The input start

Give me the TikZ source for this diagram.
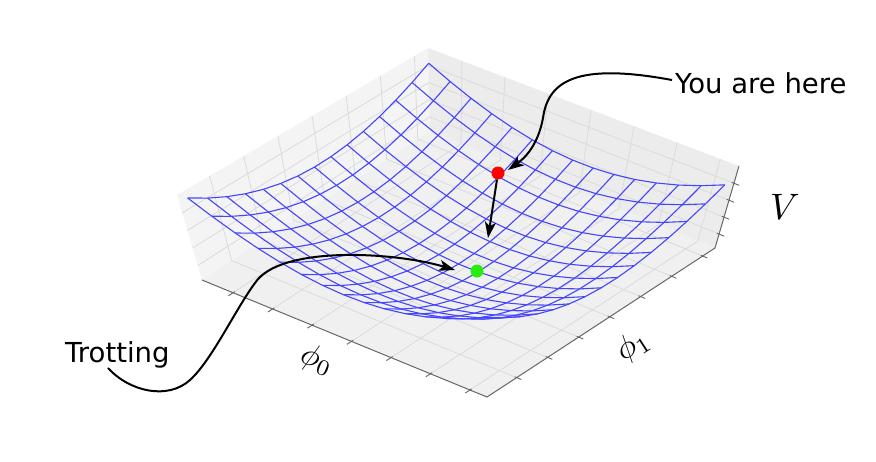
\documentclass[tikz,border=0pt]{standalone}
\usepackage{fontspec}
\newfontfamily\dejavu{DejaVu Sans}
\usetikzlibrary{arrows.meta,calc}
\definecolor{paneL}{gray}{0.955}
\definecolor{paneR}{gray}{0.925}
\definecolor{paneF}{gray}{0.94}
\definecolor{panegridc}{gray}{0.86}
\definecolor{wirec}{rgb}{0.27,0.27,1}
\definecolor{limec}{rgb}{0.15,0.93,0.05}
\begin{document}
\begin{tikzpicture}[x=1pt,y=-1pt,
  declare function={
    cc(\uu)=2*\uu-1;
    vv(\uu,\ww)=(cc(\uu)*cc(\uu)+cc(\ww)*cc(\ww)-0.11*cc(\uu)-0.11*cc(\ww))/2.29;
    flx(\uu,\ww)=211+275*\uu+220*\ww;
    fly(\uu,\ww)=279.4+112.9*\uu-143.7*\ww;
    wfx(\uu,\ww)=flx(\uu,\ww)+vv(\uu,\ww)*0.0977*(flx(\uu,\ww)-458);
    wfy(\uu,\ww)=fly(\uu,\ww)+vv(\uu,\ww)*(-84-2*\uu+\ww+3*\uu*\ww);
  },
  wire/.style={draw=wirec, line width=1.1pt, line join=round},
  panegrid/.style={draw=panegridc, line width=0.8pt},
  axisline/.style={draw=black!60, line width=1pt},
  tickmark/.style={draw=black!60, line width=0.9pt},
  pointer/.style={draw=black, line width=2pt, -{Stealth[length=16pt,width=11pt,inset=4pt]}},
  dot/.style={circle, inner sep=0pt, minimum size=13pt},
  ann/.style={font=\dejavu\fontsize{27.5}{32}\selectfont, inner sep=0pt},
  axlabel/.style={inner sep=0pt, scale=3.2}
]
\useasboundingbox (0,0) rectangle (876,461);
% box corners
\coordinate (Lb) at (202,280);
\coordinate (Lt) at (177,195);
\coordinate (Bb) at (430,131);
\coordinate (Bt) at (428,48);
\coordinate (Rb) at (715,248);
\coordinate (Rt) at (739,166);
\coordinate (Fb) at (487,397);
% panes
\fill[paneL] (Lb) -- (Lt) -- (Bt) -- (Bb) -- cycle;
\fill[paneR] (Bb) -- (Bt) -- (Rt) -- (Rb) -- cycle;
\fill[paneF] (Lb) -- (Bb) -- (Rb) -- (Fb) -- cycle;
% pane grids: phi0
\foreach \k in {0,...,6}{
  \pgfmathsetmacro{\f}{0.109+0.1385*\k}
  \draw[panegrid] ($(Lb)!\f!(Fb)$) -- ($(Bb)!\f!(Rb)$) -- ($(Bt)!\f!(Rt)$);
}
% pane grids: phi1
\foreach \k in {0,...,6}{
  \pgfmathsetmacro{\g}{0.13+0.136*\k}
  \draw[panegrid] ($(Fb)!\g!(Rb)$) -- ($(Lb)!\g!(Bb)$) -- ($(Lt)!\g!(Bt)$);
}
% pane grids: V
\foreach \k in {0,...,3}{
  \pgfmathsetmacro{\h}{0.17+0.2067*\k}
  \draw[panegrid] ($(Lb)!\h!(Lt)$) -- ($(Bb)!\h!(Bt)$) -- ($(Rb)!\h!(Rt)$);
}
% axes
\draw[axisline] (Lb) -- (Fb) -- (Rb) -- (Rt);
\foreach \k in {0,...,6}{
  \pgfmathsetmacro{\f}{0.109+0.1385*\k}
  \draw[tickmark] ($(Lb)!\f!(Fb)+(1.7,-1.1)$) -- ($(Lb)!\f!(Fb)+(-4.6,3)$);
  \pgfmathsetmacro{\g}{0.13+0.136*\k}
  \draw[tickmark] ($(Fb)!\g!(Rb)+(-1.9,-0.8)$) -- ($(Fb)!\g!(Rb)+(4.6,1.9)$);
}
\foreach \k in {0,...,3}{
  \pgfmathsetmacro{\h}{0.17+0.2067*\k}
  \draw[tickmark] ($(Rb)!\h!(Rt)+(-2.3,-0.9)$) -- ($(Rb)!\h!(Rt)+(5.1,2.1)$);
}
% wireframe
\foreach \i in {0,...,14}{
  \draw[wire] plot[variable=\t, domain=0:1, samples=15] ({wfx(\i/14,\t)},{wfy(\i/14,\t)});
  \draw[wire] plot[variable=\t, domain=0:1, samples=15] ({wfx(\t,\i/14)},{wfy(\t,\i/14)});
}
% dots
\node[dot, fill=red] (red) at (498,173) {};
\node[dot, fill=limec] (green) at (477,271) {};
% labels
\node[ann, anchor=base west] (you) at (675,93) {You are here};
\node[ann, anchor=base west] (trot) at (65,362) {Trotting};
\node[axlabel, rotate=-22] (phi0) at (317,360) {$\phi_0$};
\node[axlabel, rotate=33] (phi1) at (633,346) {$\phi_1$};
\node[axlabel, scale=1.15] (vlab) at (785,207) {$V$};
% arrows
\coordinate (youstart) at (672,80);
\coordinate (redtip) at (508,170);
\coordinate (downtip) at (488,238);
\coordinate (trotstart) at (108,368);
\coordinate (greentip) at (455,270);
\draw[pointer] (youstart) .. controls (575,62) and (548,82) .. (543,118)
  .. controls (538,145) and (525,158) .. (redtip);
\draw[pointer] (red) -- (downtip);
\draw[pointer] (trotstart) .. controls (130,392) and (168,400) .. (190,380)
  .. controls (212,360) and (235,310) .. (255,283)
  .. controls (280,245) and (395,252) .. (greentip);
\end{tikzpicture}
\end{document}
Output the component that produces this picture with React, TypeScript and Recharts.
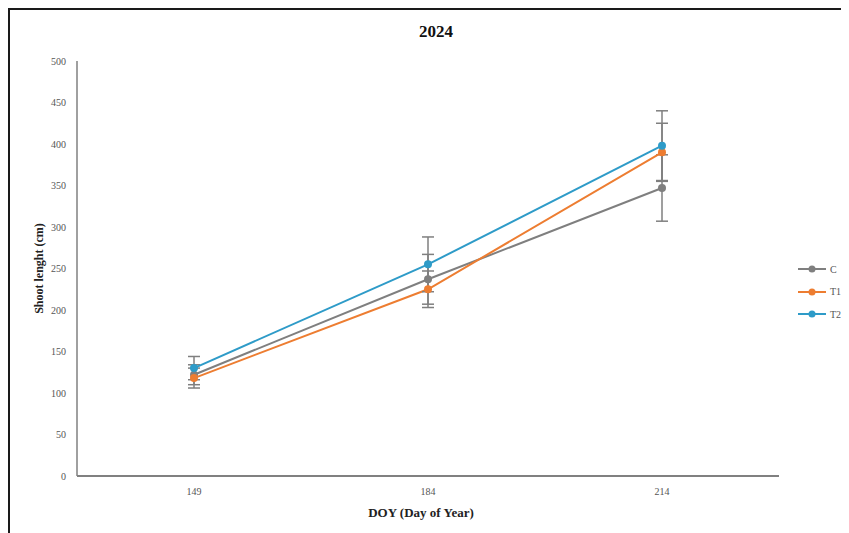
import { LineChart, Line, XAxis, YAxis, ErrorBar, Label } from "recharts";

const days = ["149", "184", "214"];
const cValues = [122, 237, 347];
const t1Values = [118, 225, 390];
const t2Values = [130, 255, 398];
const cErr = [12, 30, 40];
const t1Err = [12, 22, 35];
const t2Err = [14, 33, 42];
const yTicks = [0, 50, 100, 150, 200, 250, 300, 350, 400, 450, 500];

const series = [
  { key: "C", color: "#7f7f7f" },
  { key: "T1", color: "#ed7d31" },
  { key: "T2", color: "#2e9bc8" },
];

const data = days.map((d, i) => ({
  day: d,
  C: cValues[i],
  T1: t1Values[i],
  T2: t2Values[i],
  cErr: cErr[i],
  t1Err: t1Err[i],
  t2Err: t2Err[i],
}));

const errKey: Record<string, string> = { C: "cErr", T1: "t1Err", T2: "t2Err" };
const font = "'Liberation Serif', 'Times New Roman', serif";

export default function App() {
  return (
    <div
      style={{
        position: "relative",
        width: 839,
        height: 523,
        borderTop: "2px solid #1a1a1a",
        borderLeft: "2px solid #1a1a1a",
        fontFamily: font,
        background: "#fff",
      }}
    >
      <div
        style={{
          position: "absolute",
          left: 0,
          width: 852,
          top: 12,
          textAlign: "center",
          fontWeight: "bold",
          fontSize: 17,
          color: "#111",
        }}
      >
        2024
      </div>
      <LineChart width={839} height={523} data={data} margin={{ top: 51, right: 70, left: 0, bottom: 0 }}>
        <XAxis
          dataKey="day"
          height={57}
          padding={{ left: 117, right: 117 }}
          axisLine={{ stroke: "#808080", strokeWidth: 2 }}
          tickLine={false}
          tickSize={0}
          tickMargin={12}
          tick={{ fontSize: 10, fill: "#555", fontFamily: font }}
        >
          <Label
            content={({ viewBox }: any) => (
              <text
                x={viewBox.x + viewBox.width / 2 - 7}
                y={viewBox.y + 41}
                textAnchor="middle"
                fontFamily={font}
                fontWeight="bold"
                fontSize={13}
                fill="#222"
              >
                DOY (Day of Year)
              </text>
            )}
          />
        </XAxis>
        <YAxis
          width={67}
          domain={[0, 500]}
          ticks={yTicks}
          interval={0}
          axisLine={{ stroke: "#808080", strokeWidth: 1.5 }}
          tickLine={false}
          tickSize={0}
          tickMargin={11}
          tick={{ fontSize: 10, fill: "#555", fontFamily: font }}
        >
          <Label
            content={({ viewBox }: any) => {
              const cx = 29;
              const cy = viewBox.y + viewBox.height / 2;
              return (
                <text
                  x={cx}
                  y={cy}
                  transform={`rotate(-90 ${cx} ${cy})`}
                  textAnchor="middle"
                  dominantBaseline="central"
                  fontFamily={font}
                  fontWeight="bold"
                  fontSize={12}
                  fill="#222"
                >
                  Shoot lenght (cm)
                </text>
              );
            }}
          />
        </YAxis>
        {series.map((s) => (
          <Line
            key={s.key}
            dataKey={s.key}
            stroke={s.color}
            strokeWidth={2}
            dot={{ r: 4, fill: s.color, stroke: s.color, strokeWidth: 0 }}
            activeDot={false}
            isAnimationActive={false}
          >
            <ErrorBar dataKey={errKey[s.key]} width={6} stroke="#7f7f7f" strokeWidth={1.5} direction="y" />
          </Line>
        ))}
      </LineChart>
      <div style={{ position: "absolute", left: 788, top: 248 }}>
        {series.map((s) => (
          <div key={s.key} style={{ display: "flex", alignItems: "center", height: 22.5 }}>
            <svg width={30} height={10}>
              <line x1={0} y1={5} x2={28} y2={5} stroke={s.color} strokeWidth={2} />
              <circle cx={14} cy={5} r={3.5} fill={s.color} />
            </svg>
            <span style={{ fontSize: 10, color: "#555", marginLeft: 2 }}>{s.key}</span>
          </div>
        ))}
      </div>
    </div>
  );
}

The input end

## Your goal
Taking the material above, give again exactly the lines from the one holding "Output the component" through the one holding "YAxis, ErrorBar, Label", with both ends and without pictures.

## Output of the exercise
Output the component that produces this picture with React, TypeScript and Recharts.
import { LineChart, Line, XAxis, YAxis, ErrorBar, Label } from "recharts";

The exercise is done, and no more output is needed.